As a shareowner of a Long Island co-op, you are presented with a long-term proprietary lease that is attached to your apartment. Through the pool of co-op money, the mortgage loan tacked onto the building is paid. There are also other details pertaining to the payment of bills associated with a co-op. Within a cooperative, building residents are responsible for the payment of property taxes, mortgage expenses, fuel charges, payroll, as well as building operating costs. These are all expenses shared throughout the shareowners of the co-op. Depending on the arrangement, some of these fees may or may not be tax deductible.
Shareowners will elect a spokesperson to represent them and their building. Together, a board of directors is formed that follows a set of corporation by-laws. The board of directors is meant to enforce the rights and responsibilities of the apartment owners that are written out in a lease connected to the building.
Why Go Co-Op?
On Long Island, co-ops and condominiums are becoming increasingly popular as more and more people wish to avoid the everyday and weekly maintenance of owning a home. A Co-ops is just the thing for those who dread cutting the grass, shoveling snow and making roof repairs. Others enjoy the tax breaks that they receive, as well as the potential for an appreciation of the property they have interest in.

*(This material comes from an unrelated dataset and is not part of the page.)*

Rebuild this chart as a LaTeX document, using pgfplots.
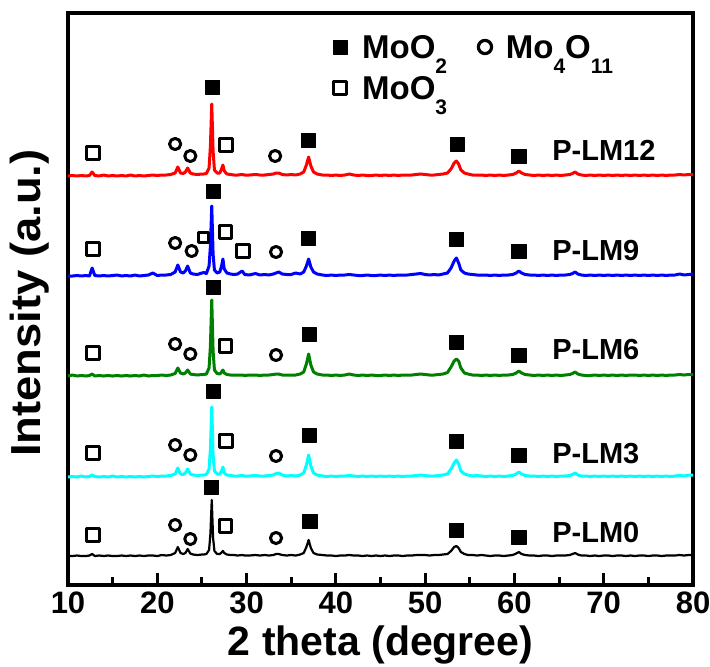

Co-op living easy living. This is because all of the external and maintenance worries associated with a residence are eliminated through cooperative living. Also, while the corporation owns the common areas of the building, such as the pool or hallways, your share (apartment) may be leased as you see fit. The property taxes of a co-op also run a bit lower than if you lived in a condominium on Long Island.
Any Disadvantages?
When buying into a Long Island co-op, you assume a certain level of risk. Since you are pooling money into an investment associated with a corporation, you will be affected when things go wrong for them. Let’s say the corporation was to go bankrupt. All interested parties, including shareholders will feel this effect. Also, when it comes to home equity loans or a line of credit, co-op owners will not be able to receive this type of monetary relief. Plus, the level of dependency that shareowners rely on through the cooperation of fellow tenants may be too much for some.

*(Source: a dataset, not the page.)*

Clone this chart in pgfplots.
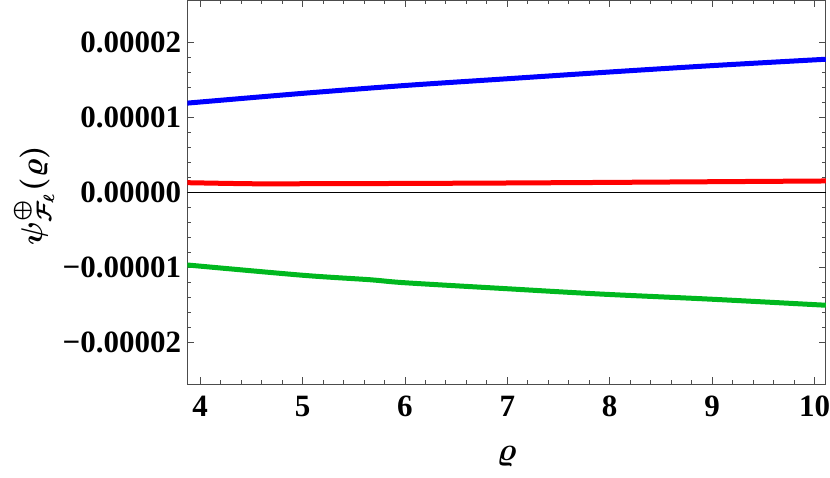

The comparison between a condo and co-op are often made when one is looking for a maintenance-free living space. Whereas condominiums can dictate the type of people that can live in their surroundings, a co-op is bound to a different set of laws. Since the federal fair housing laws apply to co-ops, no kind of discrimination is tolerated when it comes to potential shareowners. The only factors affecting a potential buyer include financial resources and having a criminal past.